What credit score do I need for a catering equipment loan?

Most traditional lenders require a minimum FICO score of 680 for equipment financing. Good credit typically ranges from 680–739. If your score is below 680, you may qualify through alternative lenders or SBA microloans, though rates will be higher.

How long does it take to get approved for a catering equipment loan?

Equipment financing typically closes in 14–21 days once you've submitted all documentation. SBA 7(a) loans take longer—30–45 days—because they require more thorough underwriting and SBA review.

What documents do I need to apply for catering equipment financing?

You'll need 2 years of business tax returns, current profit-and-loss statements, a business plan or equipment quote, personal and business credit reports, and proof of time in business (typically 24 months for SBA loans). Some lenders also request bank statements and a personal financial statement.

Can I get a catering equipment loan if my business is less than 2 years old?

Yes, but with limitations. Alternative lenders may finance younger businesses with as little as 6–12 months in operation, though rates are higher. SBA loans require 24 months in business. If you're under that threshold, consider equipment leasing or a merchant cash advance for interim funding.

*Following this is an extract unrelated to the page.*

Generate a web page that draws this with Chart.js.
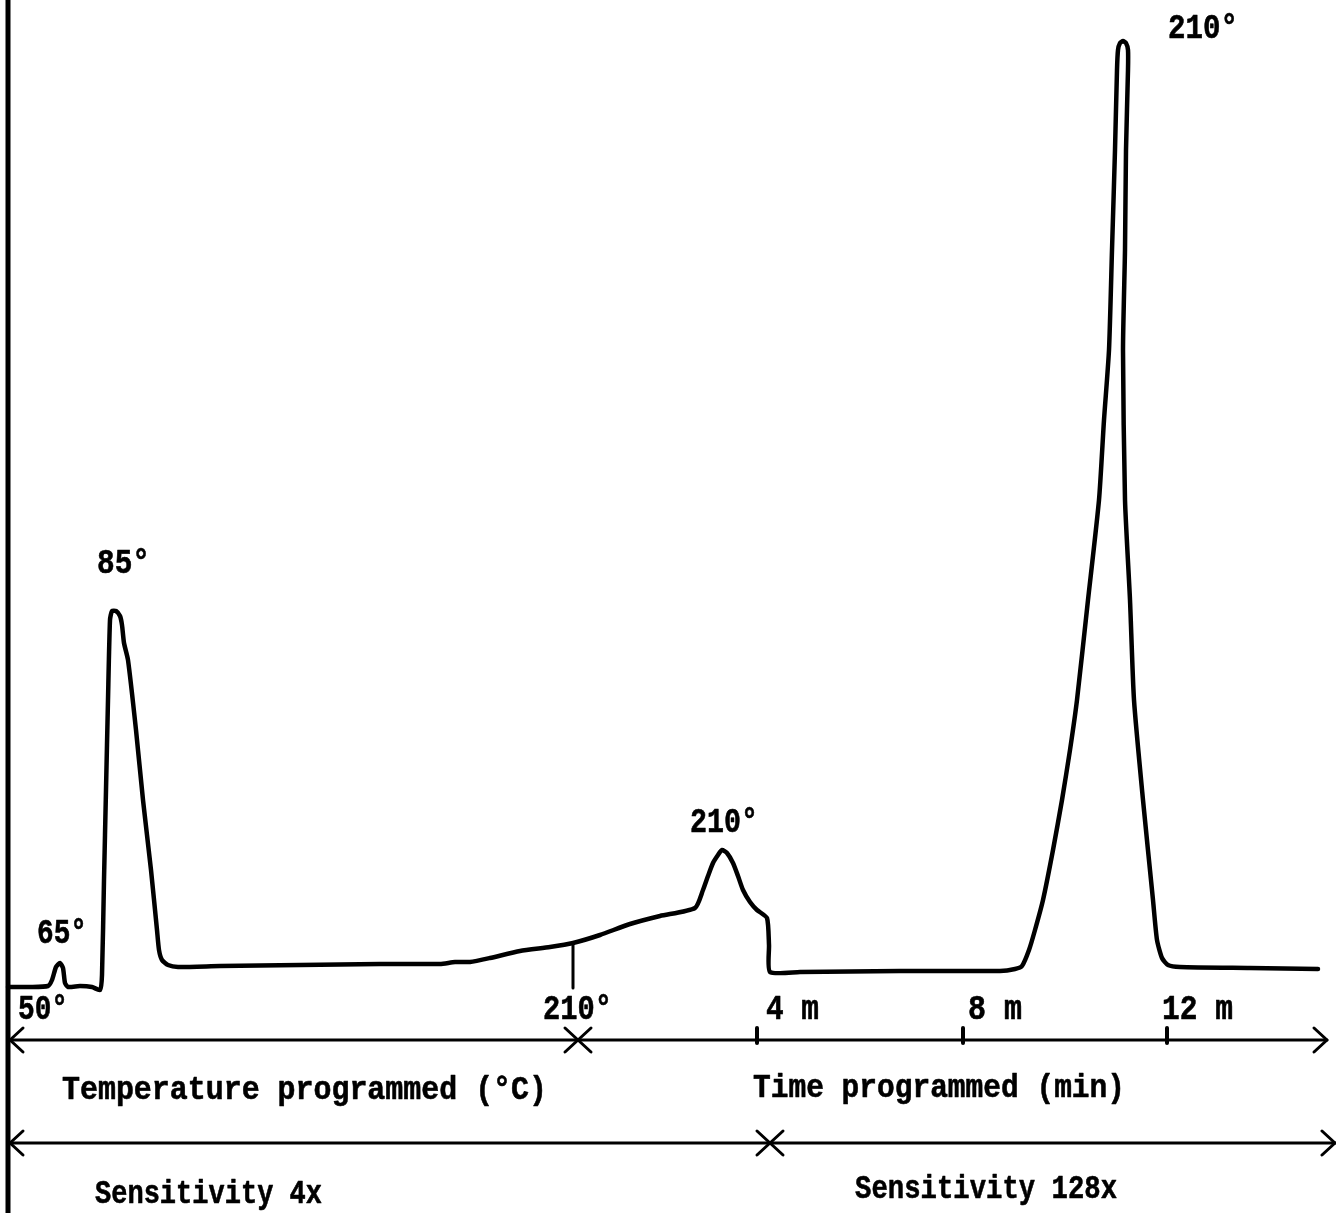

What's the difference between equipment financing and a working capital loan?

Equipment financing is secured by the equipment itself and typically covers 80–100% of the purchase cost over 3–10 years. Working capital loans are unsecured or lightly secured and fund day-to-day expenses like inventory, labor, and supplies. Equipment loans have lower rates because the lender has collateral; working capital loans carry higher risk and higher rates.